Now my boss whats me to change my daemon process and hook into the spooler
or que or whatever and grab the que'd up files that are queued up from
another running application that I can't work with, 3rd party app. Actually,
I don't think its impossible.
Is this possilble to do? Or is there a work around to force the queued spool
file to forcefully make it print to a file? Remember, I have no control
whats so ever with that 3rd party application that is creating the queued
file to the spooler.
If so, where can I get the information?
Your help is much, much appreciated.
Thanks,
Jeff
> Now my boss whats me to change my daemon process and hook into the spooler
> or que or whatever and grab the que'd up files that are queued up from
> another running application that I can't work with, 3rd party app. Actually,
> I don't think its impossible.
if it's a sysV type spooler you can easily create an "interface script" that
pipes the data to anything. All that is needed is to create a new printer
and a corresponding interface script.
A BSD system can do simular by using "filters" on a printqueue.
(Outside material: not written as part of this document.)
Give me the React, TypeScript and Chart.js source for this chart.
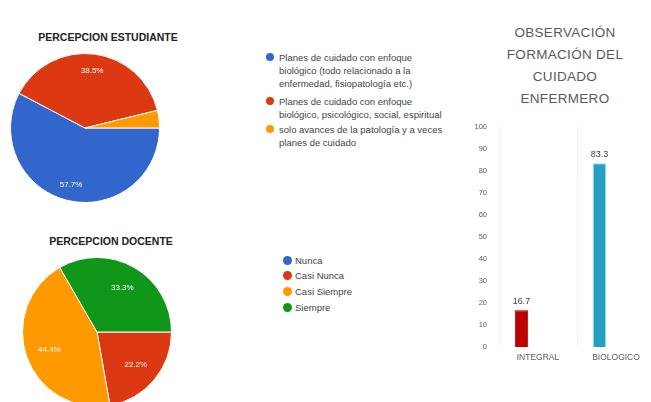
import React, { useEffect, useRef } from "react";
import { Chart, registerables } from "chart.js";

Chart.register(...registerables);

const FONT = "'Liberation Sans', Arial, sans-serif";

// ---- Pie 1: PERCEPCION ESTUDIANTE ----
const studentTitle = "PERCEPCION ESTUDIANTE";
const studentLabels = [
  "Planes de cuidado con enfoque biológico (todo relacionado a la enfermedad, fisiopatología etc.)",
  "Planes de cuidado con enfoque biológico, psicológico, social, espiritual",
  "solo avances de la patología y a veces planes de cuidado",
];
const studentLegendLines = [
  ["Planes de cuidado con enfoque", "biológico (todo relacionado a la", "enfermedad, fisiopatología etc.)"],
  ["Planes de cuidado con enfoque", "biológico, psicológico, social, espiritual"],
  ["solo avances de la patología y a veces", "planes de cuidado"],
];
const studentValues = [57.7, 38.5, 3.8];
const studentColors = ["#3366cc", "#dc3912", "#ff9900"];

// ---- Pie 2: PERCEPCION DOCENTE ----
const teacherTitle = "PERCEPCION DOCENTE";
const teacherLabels = ["Nunca", "Casi Nunca", "Casi Siempre", "Siempre"];
const teacherValues = [0, 22.2, 44.4, 33.3];
const teacherColors = ["#3366cc", "#dc3912", "#ff9900", "#109618"];

// ---- Bar chart ----
const barTitle = ["OBSERVACIÓN", "FORMACIÓN DEL", "CUIDADO", "ENFERMERO"];
const barCategories = ["INTEGRAL", "BIOLOGICO"];
const barValues = [16.7, 83.3];
const barEmptySeries = [null, null];
const barColors = ["#c00000", "#2a9ec2"];
const barBorders = ["#7a0000", "#8fe4f8"];

function pieLabelPlugin(frac: number) {
  return {
    id: "pieLabels",
    afterDatasetsDraw(chart: any) {
      const ctx = chart.ctx;
      const meta = chart.getDatasetMeta(0);
      const data = chart.data.datasets[0].data as number[];
      const total = data.reduce((a, b) => a + b, 0);
      ctx.save();
      ctx.font = `8px ${FONT}`;
      ctx.fillStyle = "#ffffff";
      ctx.textAlign = "center";
      ctx.textBaseline = "middle";
      meta.data.forEach((arc: any, i: number) => {
        const v = data[i];
        if (!v || v / total < 0.05) return;
        const p = arc.getProps(["x", "y", "startAngle", "endAngle", "outerRadius"], true);
        const mid = (p.startAngle + p.endAngle) / 2;
        ctx.fillText(
          v.toFixed(1) + "%",
          p.x + Math.cos(mid) * p.outerRadius * frac,
          p.y + Math.sin(mid) * p.outerRadius * frac
        );
      });
      ctx.restore();
    },
  };
}

function PieChart(props: {
  labels: string[];
  values: number[];
  colors: string[];
  frac: number;
  left: number;
  top: number;
  size: number;
}) {
  const ref = useRef<HTMLCanvasElement>(null);
  useEffect(() => {
    const chart = new Chart(ref.current as HTMLCanvasElement, {
      type: "pie",
      data: {
        labels: props.labels,
        datasets: [
          {
            data: props.values,
            backgroundColor: props.colors,
            borderColor: "#ffffff",
            borderWidth: 1,
          },
        ],
      },
      options: {
        responsive: false,
        animation: false,
        rotation: 90,
        layout: { padding: 0 },
        plugins: {
          legend: { display: false },
          tooltip: { enabled: false },
          title: { display: false },
        },
      } as any,
      plugins: [pieLabelPlugin(props.frac)],
    });
    return () => chart.destroy();
  }, []);
  return (
    <canvas
      ref={ref}
      width={props.size}
      height={props.size}
      style={{ position: "absolute", left: props.left, top: props.top, width: props.size, height: props.size }}
    />
  );
}

const barValuePlugin = {
  id: "barValues",
  afterDatasetsDraw(chart: any) {
    const ctx = chart.ctx;
    const meta = chart.getDatasetMeta(0);
    const data = chart.data.datasets[0].data as number[];
    ctx.save();
    ctx.font = `9px ${FONT}`;
    ctx.fillStyle = "#404040";
    ctx.textAlign = "center";
    ctx.textBaseline = "bottom";
    meta.data.forEach((bar: any, i: number) => {
      const p = bar.getProps(["x", "y"], true);
      ctx.fillText(data[i].toFixed(1), p.x, p.y - 4);
    });
    ctx.restore();
  },
};

function BarChart() {
  const ref = useRef<HTMLCanvasElement>(null);
  useEffect(() => {
    const chart = new Chart(ref.current as HTMLCanvasElement, {
      type: "bar",
      data: {
        labels: barCategories,
        datasets: [
          {
            label: "Serie 1",
            data: barValues,
            backgroundColor: barColors,
            borderColor: barBorders,
            borderWidth: 1,
            categoryPercentage: 0.846,
            barPercentage: 0.41,
          },
          {
            label: "Serie 2",
            data: barEmptySeries as any,
            backgroundColor: "#999999",
            categoryPercentage: 0.846,
            barPercentage: 0.41,
          },
        ],
      },
      options: {
        responsive: false,
        animation: false,
        layout: { padding: { top: 12, left: 0, right: 0, bottom: 0 } },
        plugins: { legend: { display: false }, tooltip: { enabled: false } },
        scales: {
          y: {
            min: 0,
            max: 100,
            ticks: { stepSize: 10, padding: 12, color: "#595959", font: { size: 7.5, family: FONT } },
            grid: { display: false, drawTicks: false },
            border: { display: false },
            afterFit: (s: any) => {
              s.width = 39;
            },
          },
          x: {
            ticks: { padding: 6, color: "#595959", font: { size: 8.5, family: FONT } },
            grid: { display: true, color: "rgba(0,0,0,0.06)", drawTicks: false, offset: true },
            border: { display: false },
            afterFit: (s: any) => {
              s.height = 30;
            },
          },
        },
      } as any,
      plugins: [barValuePlugin],
    });
    return () => chart.destroy();
  }, []);
  return (
    <canvas
      ref={ref}
      width={195}
      height={267}
      style={{ position: "absolute", left: 460, top: 110, width: 195, height: 267 }}
    />
  );
}

function Dot(props: { x: number; y: number; r: number; color: string }) {
  return (
    <div
      style={{
        position: "absolute",
        left: props.x - props.r,
        top: props.y - props.r,
        width: props.r * 2,
        height: props.r * 2,
        borderRadius: "50%",
        background: props.color,
      }}
    />
  );
}

export default function App() {
  const legend1Tops = [57, 101, 129];
  const legend2Ys = [260, 275.7, 291.3, 307];
  return (
    <div
      style={{
        position: "fixed",
        left: 0,
        top: 0,
        width: 651,
        height: 402,
        overflow: "hidden",
        background: "#ffffff",
        fontFamily: FONT,
      }}
    >
      {/* Pie titles */}
      <div
        style={{
          position: "absolute",
          left: 8,
          width: 200,
          top: 31,
          textAlign: "center",
          fontSize: 10.5,
          fontWeight: "bold",
          lineHeight: "12px",
          color: "#222",
          whiteSpace: "nowrap",
        }}
      >
        {studentTitle}
      </div>
      <div
        style={{
          position: "absolute",
          left: 11,
          width: 200,
          top: 235,
          textAlign: "center",
          fontSize: 10.5,
          fontWeight: "bold",
          lineHeight: "12px",
          color: "#222",
          whiteSpace: "nowrap",
        }}
      >
        {teacherTitle}
      </div>

      <PieChart labels={studentLabels} values={studentValues} colors={studentColors} frac={0.78} left={10} top={53} size={150} />
      <PieChart labels={teacherLabels} values={teacherValues} colors={teacherColors} frac={0.68} left={22} top={257} size={150} />

      {/* Legend 1 */}
      {studentLegendLines.map((lines, i) => (
        <React.Fragment key={"l1" + i}>
          <Dot x={270} y={legend1Tops[i]} r={4} color={studentColors[i]} />
          <div
            style={{
              position: "absolute",
              left: 279,
              top: legend1Tops[i] - 6.5,
              fontSize: 9.5,
              lineHeight: "13px",
              color: "#444",
              whiteSpace: "nowrap",
            }}
          >
            {lines.map((t, j) => (
              <div key={j}>{t}</div>
            ))}
          </div>
        </React.Fragment>
      ))}

      {/* Legend 2 */}
      {teacherLabels.map((t, i) => (
        <React.Fragment key={"l2" + i}>
          <Dot x={287} y={legend2Ys[i]} r={4.5} color={teacherColors[i]} />
          <div
            style={{
              position: "absolute",
              left: 295,
              top: legend2Ys[i] - 6.5,
              fontSize: 9.5,
              lineHeight: "13px",
              color: "#444",
              whiteSpace: "nowrap",
            }}
          >
            {t}
          </div>
        </React.Fragment>
      ))}

      {/* Bar title */}
      <div
        style={{
          position: "absolute",
          left: 485,
          width: 160,
          top: 22,
          textAlign: "center",
          fontSize: 13.5,
          lineHeight: "22px",
          color: "#595959",
          letterSpacing: 0.3,
        }}
      >
        {barTitle.map((t, i) => (
          <div key={i}>{t}</div>
        ))}
      </div>

      <BarChart />
    </div>
  );
}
In essence you create a "dummy" print-queue whos only purpose is to
grab the data into your process.
> Is this possilble to do? Or is there a work around to force the queued spool
> file to forcefully make it print to a file? Remember, I have no control
> whats so ever with that 3rd party application that is creating the queued
> file to the spooler.
> If so, where can I get the information?
> Your help is much, much appreciated.
> Thanks,
> Jeff
--
--
Peter Håkanson
Manet Networking (At the Riverside of Gothenburg, home of Volvo)
Sorry about my e-mail address, but i'm trying to keep spam out.